**Stated task**
Repeat the listing that follows, character for character, minus the pictures.

═════ Data segment

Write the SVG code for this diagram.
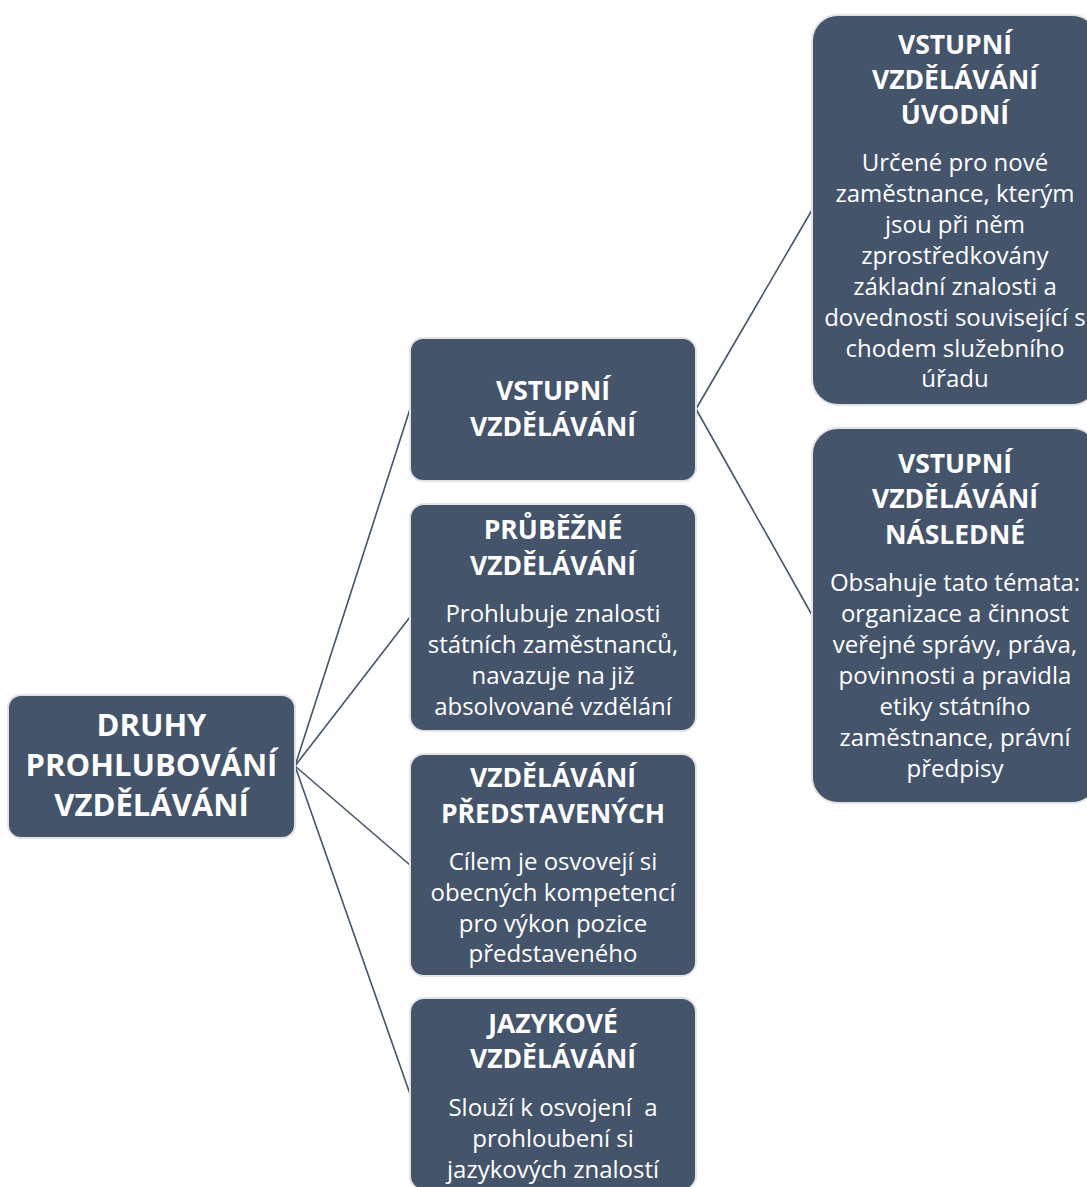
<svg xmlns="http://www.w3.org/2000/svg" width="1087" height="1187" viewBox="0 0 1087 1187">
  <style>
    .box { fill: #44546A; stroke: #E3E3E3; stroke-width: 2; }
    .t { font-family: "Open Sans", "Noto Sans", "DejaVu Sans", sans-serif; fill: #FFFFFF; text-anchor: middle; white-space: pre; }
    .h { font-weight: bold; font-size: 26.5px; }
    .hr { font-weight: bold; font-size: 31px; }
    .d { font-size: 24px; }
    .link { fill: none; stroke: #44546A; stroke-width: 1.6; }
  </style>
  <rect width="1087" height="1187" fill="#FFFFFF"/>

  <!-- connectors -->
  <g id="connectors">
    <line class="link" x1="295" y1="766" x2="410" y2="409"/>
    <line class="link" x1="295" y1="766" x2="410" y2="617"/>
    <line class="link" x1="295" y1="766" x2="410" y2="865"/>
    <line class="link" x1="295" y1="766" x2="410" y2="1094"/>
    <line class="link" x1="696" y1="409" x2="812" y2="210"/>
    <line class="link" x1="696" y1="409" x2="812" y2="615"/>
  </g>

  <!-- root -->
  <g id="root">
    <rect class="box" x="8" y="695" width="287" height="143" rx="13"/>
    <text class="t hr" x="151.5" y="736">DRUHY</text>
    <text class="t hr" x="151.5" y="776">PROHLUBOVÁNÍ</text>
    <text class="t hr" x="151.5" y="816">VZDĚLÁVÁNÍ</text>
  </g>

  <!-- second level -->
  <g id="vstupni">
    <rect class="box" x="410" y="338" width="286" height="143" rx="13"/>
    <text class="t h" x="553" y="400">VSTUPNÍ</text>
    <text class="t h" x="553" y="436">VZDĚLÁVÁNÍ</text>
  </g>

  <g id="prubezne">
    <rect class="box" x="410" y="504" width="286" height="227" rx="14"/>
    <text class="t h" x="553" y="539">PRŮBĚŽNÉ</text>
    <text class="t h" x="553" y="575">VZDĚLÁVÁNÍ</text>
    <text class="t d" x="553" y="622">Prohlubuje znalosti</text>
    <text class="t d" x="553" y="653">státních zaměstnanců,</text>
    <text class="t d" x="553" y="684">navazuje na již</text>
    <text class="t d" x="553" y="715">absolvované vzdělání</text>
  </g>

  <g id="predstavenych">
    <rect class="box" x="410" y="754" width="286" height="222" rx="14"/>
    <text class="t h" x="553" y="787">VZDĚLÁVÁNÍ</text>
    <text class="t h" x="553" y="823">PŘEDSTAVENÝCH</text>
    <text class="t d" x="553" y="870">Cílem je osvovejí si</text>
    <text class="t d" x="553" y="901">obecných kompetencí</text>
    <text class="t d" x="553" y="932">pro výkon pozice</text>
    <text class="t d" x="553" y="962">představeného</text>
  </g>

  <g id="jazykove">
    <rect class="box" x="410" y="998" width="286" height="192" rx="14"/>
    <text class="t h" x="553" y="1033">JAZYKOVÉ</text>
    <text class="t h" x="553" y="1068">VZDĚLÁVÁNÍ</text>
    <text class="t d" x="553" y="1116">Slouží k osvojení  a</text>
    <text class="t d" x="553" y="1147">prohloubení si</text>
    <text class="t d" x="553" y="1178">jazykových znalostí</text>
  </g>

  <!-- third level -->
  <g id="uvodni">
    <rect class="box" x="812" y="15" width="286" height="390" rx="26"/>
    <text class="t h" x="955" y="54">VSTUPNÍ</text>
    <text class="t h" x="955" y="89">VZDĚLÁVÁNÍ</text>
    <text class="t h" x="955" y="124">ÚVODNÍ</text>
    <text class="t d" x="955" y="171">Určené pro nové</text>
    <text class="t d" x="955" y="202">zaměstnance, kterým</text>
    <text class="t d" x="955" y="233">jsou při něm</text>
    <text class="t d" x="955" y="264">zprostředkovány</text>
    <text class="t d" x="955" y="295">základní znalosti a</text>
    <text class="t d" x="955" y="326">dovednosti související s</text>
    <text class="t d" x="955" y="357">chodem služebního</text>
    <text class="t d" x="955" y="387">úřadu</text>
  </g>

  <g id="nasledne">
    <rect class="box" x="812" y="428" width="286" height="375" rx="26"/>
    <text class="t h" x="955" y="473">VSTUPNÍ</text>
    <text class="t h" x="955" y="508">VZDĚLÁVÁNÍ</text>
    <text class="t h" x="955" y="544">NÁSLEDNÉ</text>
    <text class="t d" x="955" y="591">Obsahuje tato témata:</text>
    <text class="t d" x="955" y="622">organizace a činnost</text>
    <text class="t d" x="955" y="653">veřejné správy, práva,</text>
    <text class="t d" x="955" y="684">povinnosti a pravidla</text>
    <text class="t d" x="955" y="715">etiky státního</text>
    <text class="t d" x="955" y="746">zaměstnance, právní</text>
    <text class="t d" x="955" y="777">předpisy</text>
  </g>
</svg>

══════════

**Result of the task**
Write the SVG code for this diagram.
<svg xmlns="http://www.w3.org/2000/svg" width="1087" height="1187" viewBox="0 0 1087 1187">
  <style>
    .box { fill: #44546A; stroke: #E3E3E3; stroke-width: 2; }
    .t { font-family: "Open Sans", "Noto Sans", "DejaVu Sans", sans-serif; fill: #FFFFFF; text-anchor: middle; white-space: pre; }
    .h { font-weight: bold; font-size: 26.5px; }
    .hr { font-weight: bold; font-size: 31px; }
    .d { font-size: 24px; }
    .link { fill: none; stroke: #44546A; stroke-width: 1.6; }
  </style>
  <rect width="1087" height="1187" fill="#FFFFFF"/>

  <!-- connectors -->
  <g id="connectors">
    <line class="link" x1="295" y1="766" x2="410" y2="409"/>
    <line class="link" x1="295" y1="766" x2="410" y2="617"/>
    <line class="link" x1="295" y1="766" x2="410" y2="865"/>
    <line class="link" x1="295" y1="766" x2="410" y2="1094"/>
    <line class="link" x1="696" y1="409" x2="812" y2="210"/>
    <line class="link" x1="696" y1="409" x2="812" y2="615"/>
  </g>

  <!-- root -->
  <g id="root">
    <rect class="box" x="8" y="695" width="287" height="143" rx="13"/>
    <text class="t hr" x="151.5" y="736">DRUHY</text>
    <text class="t hr" x="151.5" y="776">PROHLUBOVÁNÍ</text>
    <text class="t hr" x="151.5" y="816">VZDĚLÁVÁNÍ</text>
  </g>

  <!-- second level -->
  <g id="vstupni">
    <rect class="box" x="410" y="338" width="286" height="143" rx="13"/>
    <text class="t h" x="553" y="400">VSTUPNÍ</text>
    <text class="t h" x="553" y="436">VZDĚLÁVÁNÍ</text>
  </g>

  <g id="prubezne">
    <rect class="box" x="410" y="504" width="286" height="227" rx="14"/>
    <text class="t h" x="553" y="539">PRŮBĚŽNÉ</text>
    <text class="t h" x="553" y="575">VZDĚLÁVÁNÍ</text>
    <text class="t d" x="553" y="622">Prohlubuje znalosti</text>
    <text class="t d" x="553" y="653">státních zaměstnanců,</text>
    <text class="t d" x="553" y="684">navazuje na již</text>
    <text class="t d" x="553" y="715">absolvované vzdělání</text>
  </g>

  <g id="predstavenych">
    <rect class="box" x="410" y="754" width="286" height="222" rx="14"/>
    <text class="t h" x="553" y="787">VZDĚLÁVÁNÍ</text>
    <text class="t h" x="553" y="823">PŘEDSTAVENÝCH</text>
    <text class="t d" x="553" y="870">Cílem je osvovejí si</text>
    <text class="t d" x="553" y="901">obecných kompetencí</text>
    <text class="t d" x="553" y="932">pro výkon pozice</text>
    <text class="t d" x="553" y="962">představeného</text>
  </g>

  <g id="jazykove">
    <rect class="box" x="410" y="998" width="286" height="192" rx="14"/>
    <text class="t h" x="553" y="1033">JAZYKOVÉ</text>
    <text class="t h" x="553" y="1068">VZDĚLÁVÁNÍ</text>
    <text class="t d" x="553" y="1116">Slouží k osvojení  a</text>
    <text class="t d" x="553" y="1147">prohloubení si</text>
    <text class="t d" x="553" y="1178">jazykových znalostí</text>
  </g>

  <!-- third level -->
  <g id="uvodni">
    <rect class="box" x="812" y="15" width="286" height="390" rx="26"/>
    <text class="t h" x="955" y="54">VSTUPNÍ</text>
    <text class="t h" x="955" y="89">VZDĚLÁVÁNÍ</text>
    <text class="t h" x="955" y="124">ÚVODNÍ</text>
    <text class="t d" x="955" y="171">Určené pro nové</text>
    <text class="t d" x="955" y="202">zaměstnance, kterým</text>
    <text class="t d" x="955" y="233">jsou při něm</text>
    <text class="t d" x="955" y="264">zprostředkovány</text>
    <text class="t d" x="955" y="295">základní znalosti a</text>
    <text class="t d" x="955" y="326">dovednosti související s</text>
    <text class="t d" x="955" y="357">chodem služebního</text>
    <text class="t d" x="955" y="387">úřadu</text>
  </g>

  <g id="nasledne">
    <rect class="box" x="812" y="428" width="286" height="375" rx="26"/>
    <text class="t h" x="955" y="473">VSTUPNÍ</text>
    <text class="t h" x="955" y="508">VZDĚLÁVÁNÍ</text>
    <text class="t h" x="955" y="544">NÁSLEDNÉ</text>
    <text class="t d" x="955" y="591">Obsahuje tato témata:</text>
    <text class="t d" x="955" y="622">organizace a činnost</text>
    <text class="t d" x="955" y="653">veřejné správy, práva,</text>
    <text class="t d" x="955" y="684">povinnosti a pravidla</text>
    <text class="t d" x="955" y="715">etiky státního</text>
    <text class="t d" x="955" y="746">zaměstnance, právní</text>
    <text class="t d" x="955" y="777">předpisy</text>
  </g>
</svg>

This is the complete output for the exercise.